| What the task requires |
Output all the data exactly. Pictures do not belong in the copy.

| Supplied material |

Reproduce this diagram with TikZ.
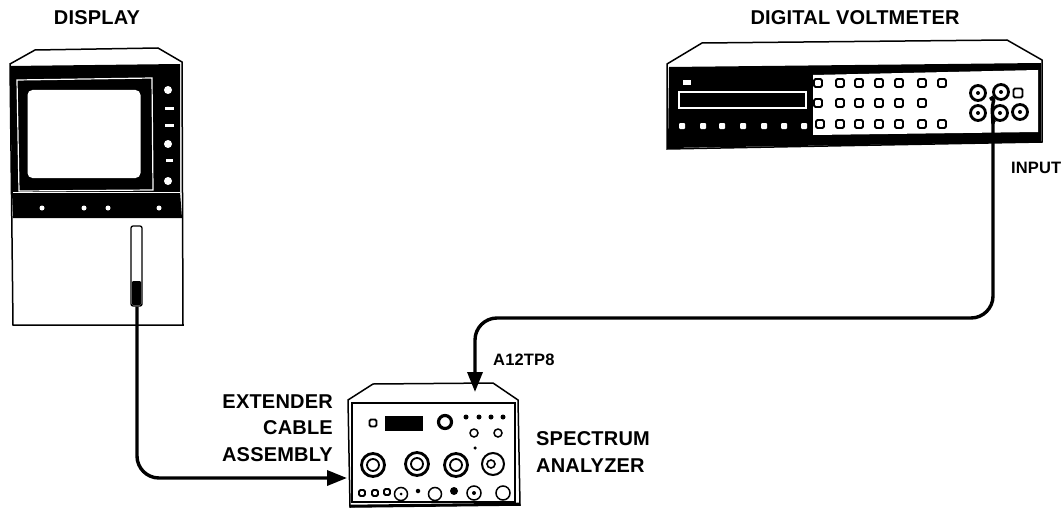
\documentclass[tikz,border=0pt]{standalone}
\usepackage{fontspec}
\setmainfont{Liberation Sans}
\usepackage{tikz}
\usetikzlibrary{positioning, calc, arrows.meta}
\newfontfamily\labelfont[LetterSpace=1]{Liberation Sans}
\tikzset{
    label text/.style={font=\labelfont\bfseries\fontsize{20}{26.5}\selectfont, inner sep=0pt},
    small text/.style={font=\labelfont\bfseries\fontsize{16.5}{18}\selectfont, inner sep=0pt},
    cable/.style={line width=3.4pt, rounded corners=22pt},
    cable arrow/.style={cable, -{Triangle[length=20pt, width=15pt]}},
    key/.style={draw, line width=1.8pt, rounded corners=1.5pt, fill=white, minimum width=8pt, minimum height=8pt, inner sep=0pt},
    led/.style={circle, fill=white, minimum size=#1, inner sep=0pt},
    dot/.style={circle, fill=black, minimum size=#1, inner sep=0pt},
    ring/.style={circle, draw, line width=1.5pt, fill=white, minimum size=#1, inner sep=0pt},
    jack/.style={circle, draw, line width=2.8pt, fill=white, minimum size=#1, inner sep=0pt}
}
\begin{document}
\begin{tikzpicture}[x=1pt, y=-1pt]
    \useasboundingbox (0,0) rectangle (1064,508);

    % Display
    \node[label text] (displaytitle) at (97,18) {DISPLAY};
    \draw[line width=1.5pt, fill=white] (10,64) -- (35,50) -- (158,48) -- (182,62) -- (183,325) -- (13,325) -- cycle;
    \fill (10,66) -- (180,64) -- (180,192) -- (182,218) -- (13,218) -- (12,192) -- cycle;
    \draw[white, line width=1.2pt] (17,80) -- (152,78) -- (153,190) -- (19,191) -- cycle;
    \draw[white, line width=1pt] (13,192) -- (180,192);
    \node[fill=white, rounded corners=5pt, minimum width=113pt, minimum height=88pt, inner sep=0pt] (screen) at (84,134) {};
    \foreach \yy in {90,144,181} \node[led=8pt] (knob\yy) at (168,\yy) {};
    \foreach \yy/\ww in {109/9pt,125/9pt,160/7pt} \node[fill=white, minimum width=\ww, minimum height=3pt, inner sep=0pt] (bar\yy) at (169,\yy) {};
    \foreach \xx in {42,84,108,159} \node[led=5pt] (btn\xx) at (\xx,208) {};
    \node[draw, line width=1.3pt, rounded corners=2pt, fill=white, minimum width=11pt, minimum height=80pt, inner sep=0pt] (slot) at (136.5,266) {};
    \fill[rounded corners=1pt] (132,281) rectangle (141,305);

    % Digital voltmeter
    \node[label text] (dvmtitle) at (855,18) {DIGITAL VOLTMETER};
    \draw[line width=1.5pt, fill=white] (667,64) -- (702,43) -- (1007,40) -- (1042,60) -- (1042,142) -- (667,149) -- cycle;
    \fill (669,67) -- (1041,63) -- (1041,142) -- (668,148) -- cycle;
    \fill[white] (813,75) -- (1038,70) -- (1038,132) -- (813,135) -- cycle;
    \node[fill=white, minimum width=8pt, minimum height=5pt, inner sep=0pt] (dvmlamp) at (687,83) {};
    \node[draw=white, line width=1.2pt, fill=black, minimum width=127pt, minimum height=16pt, inner sep=0pt] (dvmread) at (742.5,100) {};
    \foreach \xx in {682,703,722,743,764,784,804} \node[fill=white, rounded corners=1pt, minimum size=6pt, inner sep=0pt] (dvmlow\xx) at (\xx,126) {};
    \foreach \xx in {818,840,859,879,899,922,942} \node[key] (rowa\xx) at (\xx,83) {};
    \foreach \xx in {818,840,859,879,899,922} \node[key] (rowb\xx) at (\xx,103) {};
    \foreach \xx in {820,840,859,879,899,922,942} \node[key] (rowc\xx) at (\xx,124) {};
    \node[jack=15pt] (jacka) at (978,93) {};
    \node[jack=15pt] (jackb) at (1001,92) {};
    \node[key, minimum width=9pt, minimum height=9pt] (jacksq) at (1018,93) {};
    \node[jack=15pt] (jackc) at (978,113) {};
    \node[jack=15pt] (jackd) at (1000,113) {};
    \node[jack=15pt] (jacke) at (1020,112) {};
    \foreach \jj in {a,b,c,d,e} \node[dot=4pt] (pin\jj) at (jack\jj) {};
    \node[small text, right=9pt of jackd, yshift=-55pt, xshift=-7pt] (inputlabel) {INPUT};

    % Spectrum analyzer
    \draw[line width=1.5pt, fill=white] (348,400) -- (373,384) -- (493,383) -- (518,400) -- (520,505) -- (350,507) -- cycle;
    \node[draw, line width=1.3pt, minimum width=163pt, minimum height=99pt, inner sep=0pt] (analyzer) at (433.5,452.5) {};
    \draw[line width=2.6pt] (350,506) -- (520,504);
    \coordinate (analyzerleft) at (347,478);
    \coordinate (analyzertop) at (475,392);
    \node[key, minimum size=7pt] (anakey) at (373,423) {};
    \node[fill=black, minimum width=38pt, minimum height=15pt, inner sep=0pt] (anaread) at (404,423.5) {};
    \node[circle, draw, line width=3.2pt, minimum size=13pt, inner sep=0pt] (anaknob) at (445,422) {};
    \foreach \xx in {466,479,491,503} \node[dot=5pt] (anadot\xx) at (\xx,417) {};
    \foreach \xx in {474,498} \node[ring=8pt] (anaring\xx) at (\xx,433) {};
    \node[dot=3.5pt] (anadotm) at (475,448) {};
    \foreach \xx/\yy in {373/465,417/464,456/465} {
        \node[jack=23pt] (big\xx) at (\xx,\yy) {};
        \node[circle, draw, line width=1.8pt, minimum size=12pt, inner sep=0pt] (bigin\xx) at (\xx,\yy) {};
    }
    \node[ring=22pt, line width=2pt] (bigr) at (493,464) {};
    \node[circle, draw, line width=1.6pt, minimum size=8pt, inner sep=0pt] (bigrin) at (491,464) {};
    \foreach \xx/\yy in {362/493,375/493,387/492} \node[key, minimum size=6pt] (anasq\xx) at (\xx,\yy) {};
    \node[ring=13pt] (anaa) at (401,494) {};
    \node[dot=3pt] (anaad) at (401,494) {};
    \node[dot=4.5pt] (anab) at (418,491) {};
    \node[ring=13pt] (anac) at (435,494) {};
    \node[dot=8pt] (anad) at (454,491) {};
    \node[ring=14pt] (anae) at (474,493) {};
    \node[dot=4pt] (anaed) at (474,493) {};
    \node[ring=14pt] (anaf) at (503,493) {};

    % Cables
    \draw[cable arrow] ($(slot.south)+(0.5,0)$) |- (analyzerleft);
    \coordinate (busa) at (993,318);
    \draw[cable arrow] (993,122) -- (busa) -- (analyzertop |- busa) -- (analyzertop);
    \draw[line width=3.4pt, rounded corners=6pt] (jackb) -- (995,96) -- (992,106) -- (993,124);
    \draw[line width=3.4pt] (jackd) -- (993,122);

    % Labels
    \node[small text, anchor=west] (a12label) at (493,360) {A12TP8};
    \node[label text, align=right, anchor=east] (extlabel) at (333,428) {EXTENDER\\CABLE\\ASSEMBLY};
    \node[label text, align=left, anchor=west] (speclabel) at (536,452) {SPECTRUM\\ANALYZER};
\end{tikzpicture}
\end{document}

| Exercise output |
Reproduce this diagram with TikZ.
\documentclass[tikz,border=0pt]{standalone}
\usepackage{fontspec}
\setmainfont{Liberation Sans}
\usepackage{tikz}
\usetikzlibrary{positioning, calc, arrows.meta}
\newfontfamily\labelfont[LetterSpace=1]{Liberation Sans}
\tikzset{
    label text/.style={font=\labelfont\bfseries\fontsize{20}{26.5}\selectfont, inner sep=0pt},
    small text/.style={font=\labelfont\bfseries\fontsize{16.5}{18}\selectfont, inner sep=0pt},
    cable/.style={line width=3.4pt, rounded corners=22pt},
    cable arrow/.style={cable, -{Triangle[length=20pt, width=15pt]}},
    key/.style={draw, line width=1.8pt, rounded corners=1.5pt, fill=white, minimum width=8pt, minimum height=8pt, inner sep=0pt},
    led/.style={circle, fill=white, minimum size=#1, inner sep=0pt},
    dot/.style={circle, fill=black, minimum size=#1, inner sep=0pt},
    ring/.style={circle, draw, line width=1.5pt, fill=white, minimum size=#1, inner sep=0pt},
    jack/.style={circle, draw, line width=2.8pt, fill=white, minimum size=#1, inner sep=0pt}
}
\begin{document}
\begin{tikzpicture}[x=1pt, y=-1pt]
    \useasboundingbox (0,0) rectangle (1064,508);

    % Display
    \node[label text] (displaytitle) at (97,18) {DISPLAY};
    \draw[line width=1.5pt, fill=white] (10,64) -- (35,50) -- (158,48) -- (182,62) -- (183,325) -- (13,325) -- cycle;
    \fill (10,66) -- (180,64) -- (180,192) -- (182,218) -- (13,218) -- (12,192) -- cycle;
    \draw[white, line width=1.2pt] (17,80) -- (152,78) -- (153,190) -- (19,191) -- cycle;
    \draw[white, line width=1pt] (13,192) -- (180,192);
    \node[fill=white, rounded corners=5pt, minimum width=113pt, minimum height=88pt, inner sep=0pt] (screen) at (84,134) {};
    \foreach \yy in {90,144,181} \node[led=8pt] (knob\yy) at (168,\yy) {};
    \foreach \yy/\ww in {109/9pt,125/9pt,160/7pt} \node[fill=white, minimum width=\ww, minimum height=3pt, inner sep=0pt] (bar\yy) at (169,\yy) {};
    \foreach \xx in {42,84,108,159} \node[led=5pt] (btn\xx) at (\xx,208) {};
    \node[draw, line width=1.3pt, rounded corners=2pt, fill=white, minimum width=11pt, minimum height=80pt, inner sep=0pt] (slot) at (136.5,266) {};
    \fill[rounded corners=1pt] (132,281) rectangle (141,305);

    % Digital voltmeter
    \node[label text] (dvmtitle) at (855,18) {DIGITAL VOLTMETER};
    \draw[line width=1.5pt, fill=white] (667,64) -- (702,43) -- (1007,40) -- (1042,60) -- (1042,142) -- (667,149) -- cycle;
    \fill (669,67) -- (1041,63) -- (1041,142) -- (668,148) -- cycle;
    \fill[white] (813,75) -- (1038,70) -- (1038,132) -- (813,135) -- cycle;
    \node[fill=white, minimum width=8pt, minimum height=5pt, inner sep=0pt] (dvmlamp) at (687,83) {};
    \node[draw=white, line width=1.2pt, fill=black, minimum width=127pt, minimum height=16pt, inner sep=0pt] (dvmread) at (742.5,100) {};
    \foreach \xx in {682,703,722,743,764,784,804} \node[fill=white, rounded corners=1pt, minimum size=6pt, inner sep=0pt] (dvmlow\xx) at (\xx,126) {};
    \foreach \xx in {818,840,859,879,899,922,942} \node[key] (rowa\xx) at (\xx,83) {};
    \foreach \xx in {818,840,859,879,899,922} \node[key] (rowb\xx) at (\xx,103) {};
    \foreach \xx in {820,840,859,879,899,922,942} \node[key] (rowc\xx) at (\xx,124) {};
    \node[jack=15pt] (jacka) at (978,93) {};
    \node[jack=15pt] (jackb) at (1001,92) {};
    \node[key, minimum width=9pt, minimum height=9pt] (jacksq) at (1018,93) {};
    \node[jack=15pt] (jackc) at (978,113) {};
    \node[jack=15pt] (jackd) at (1000,113) {};
    \node[jack=15pt] (jacke) at (1020,112) {};
    \foreach \jj in {a,b,c,d,e} \node[dot=4pt] (pin\jj) at (jack\jj) {};
    \node[small text, right=9pt of jackd, yshift=-55pt, xshift=-7pt] (inputlabel) {INPUT};

    % Spectrum analyzer
    \draw[line width=1.5pt, fill=white] (348,400) -- (373,384) -- (493,383) -- (518,400) -- (520,505) -- (350,507) -- cycle;
    \node[draw, line width=1.3pt, minimum width=163pt, minimum height=99pt, inner sep=0pt] (analyzer) at (433.5,452.5) {};
    \draw[line width=2.6pt] (350,506) -- (520,504);
    \coordinate (analyzerleft) at (347,478);
    \coordinate (analyzertop) at (475,392);
    \node[key, minimum size=7pt] (anakey) at (373,423) {};
    \node[fill=black, minimum width=38pt, minimum height=15pt, inner sep=0pt] (anaread) at (404,423.5) {};
    \node[circle, draw, line width=3.2pt, minimum size=13pt, inner sep=0pt] (anaknob) at (445,422) {};
    \foreach \xx in {466,479,491,503} \node[dot=5pt] (anadot\xx) at (\xx,417) {};
    \foreach \xx in {474,498} \node[ring=8pt] (anaring\xx) at (\xx,433) {};
    \node[dot=3.5pt] (anadotm) at (475,448) {};
    \foreach \xx/\yy in {373/465,417/464,456/465} {
        \node[jack=23pt] (big\xx) at (\xx,\yy) {};
        \node[circle, draw, line width=1.8pt, minimum size=12pt, inner sep=0pt] (bigin\xx) at (\xx,\yy) {};
    }
    \node[ring=22pt, line width=2pt] (bigr) at (493,464) {};
    \node[circle, draw, line width=1.6pt, minimum size=8pt, inner sep=0pt] (bigrin) at (491,464) {};
    \foreach \xx/\yy in {362/493,375/493,387/492} \node[key, minimum size=6pt] (anasq\xx) at (\xx,\yy) {};
    \node[ring=13pt] (anaa) at (401,494) {};
    \node[dot=3pt] (anaad) at (401,494) {};
    \node[dot=4.5pt] (anab) at (418,491) {};
    \node[ring=13pt] (anac) at (435,494) {};
    \node[dot=8pt] (anad) at (454,491) {};
    \node[ring=14pt] (anae) at (474,493) {};
    \node[dot=4pt] (anaed) at (474,493) {};
    \node[ring=14pt] (anaf) at (503,493) {};

    % Cables
    \draw[cable arrow] ($(slot.south)+(0.5,0)$) |- (analyzerleft);
    \coordinate (busa) at (993,318);
    \draw[cable arrow] (993,122) -- (busa) -- (analyzertop |- busa) -- (analyzertop);
    \draw[line width=3.4pt, rounded corners=6pt] (jackb) -- (995,96) -- (992,106) -- (993,124);
    \draw[line width=3.4pt] (jackd) -- (993,122);

    % Labels
    \node[small text, anchor=west] (a12label) at (493,360) {A12TP8};
    \node[label text, align=right, anchor=east] (extlabel) at (333,428) {EXTENDER\\CABLE\\ASSEMBLY};
    \node[label text, align=left, anchor=west] (speclabel) at (536,452) {SPECTRUM\\ANALYZER};
\end{tikzpicture}
\end{document}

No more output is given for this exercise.